Appointed last fall as Remake Learning’s Director of Relationships, Lewis comes well-equipped in other ways as well. For one, she’s an HBCU alumnus. She graduated from Jackson State University in Mississippi, where the mentoring she received benefitted her enormously.

“I am a huge advocate for HBCUs,” Lewis said. “They’re really just very nurturing. I really encourage students, especially students of color, to attend HBCUs because you just truly feel like you belong, and they’ll do whatever you need to help you be successful.”

Among other reasons, there’s an emphasis on mentoring, she added. “I have mentors and advisors who I still keep in touch with to this day,” particularly one who helped her even at the Broad Institute, whose cutting-edge research work and renowned staff are no doubt daunting to all the neophytes lucky enough to land internships.

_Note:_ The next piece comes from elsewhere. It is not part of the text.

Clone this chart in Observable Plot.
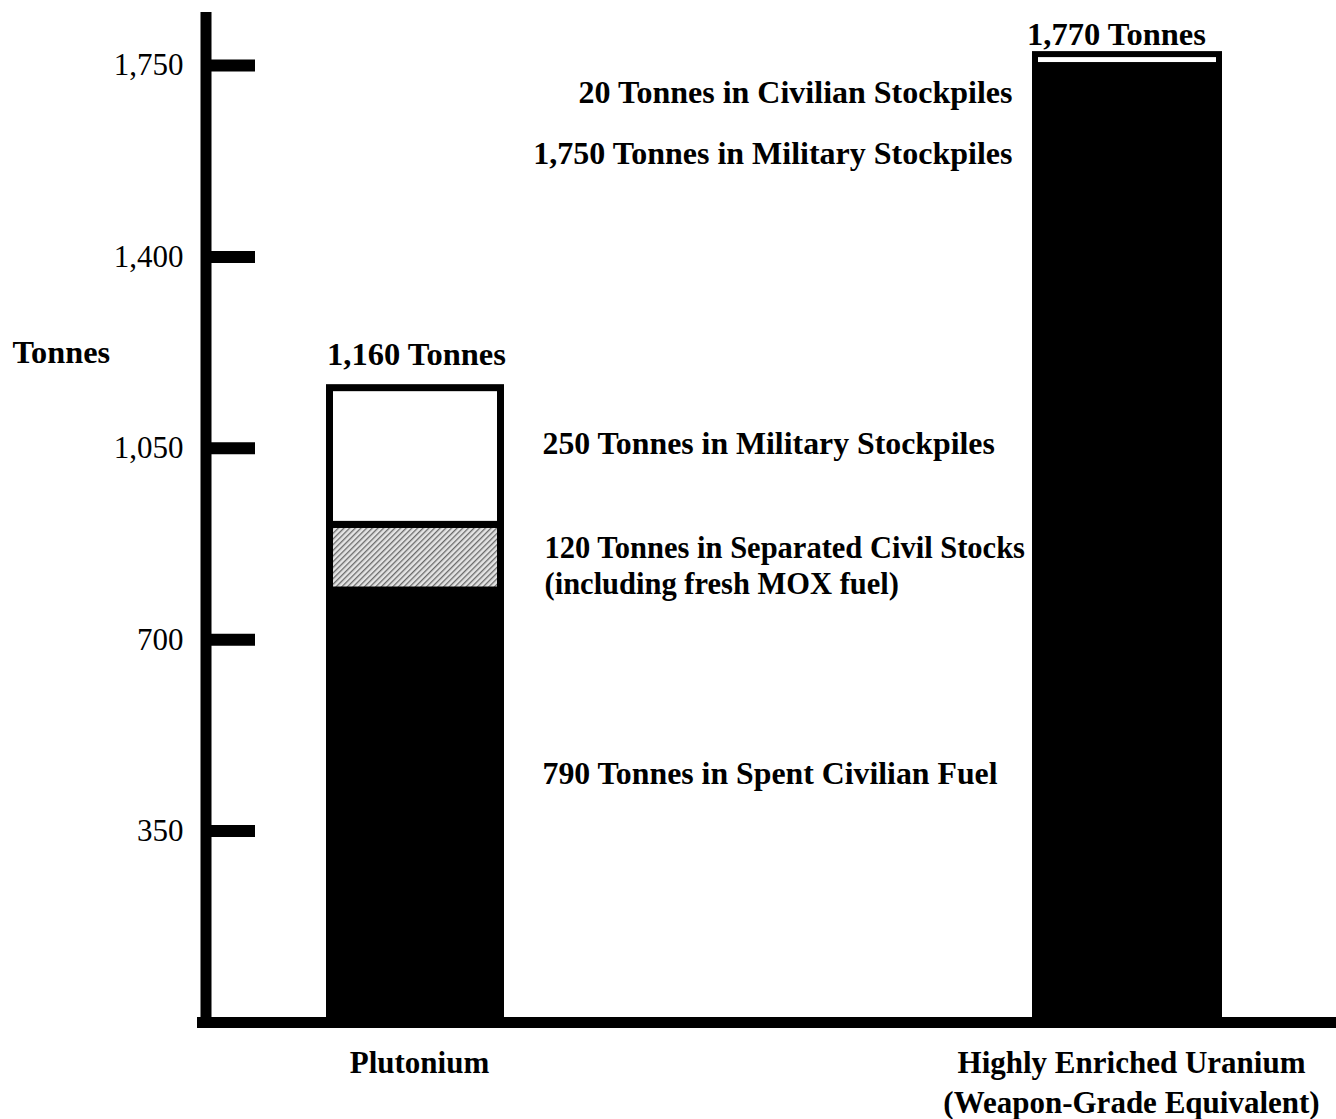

The support she received figured large in Lewis’s decision to volunteer in the Consortium’s HBCU/Mentoring program.

“I wanted to be a mentor because I’ve had mentors,” Lewis. “I’m simply recognizing how valuable that was for me, how it enhanced my life, and I want to pass that down.”

She also believes HBCUs need more visibility in this region. “I’ve noticed since I’ve been living in Pittsburgh that a lot of students aren’t aware of them, so I’m grateful for this opportunity,” she added. “I think having this opportunity to share and answer questions, or just be an example, can really help open the door for students.”

And, of course, if students wonder whether volunteer experiences can help them, if they fret about making the right career choices, or wonder whether it’s possible to change direction without risking catastrophe, there’s no better person to ask.

“To this day, I’m so happy I made that decision,” Lewis said.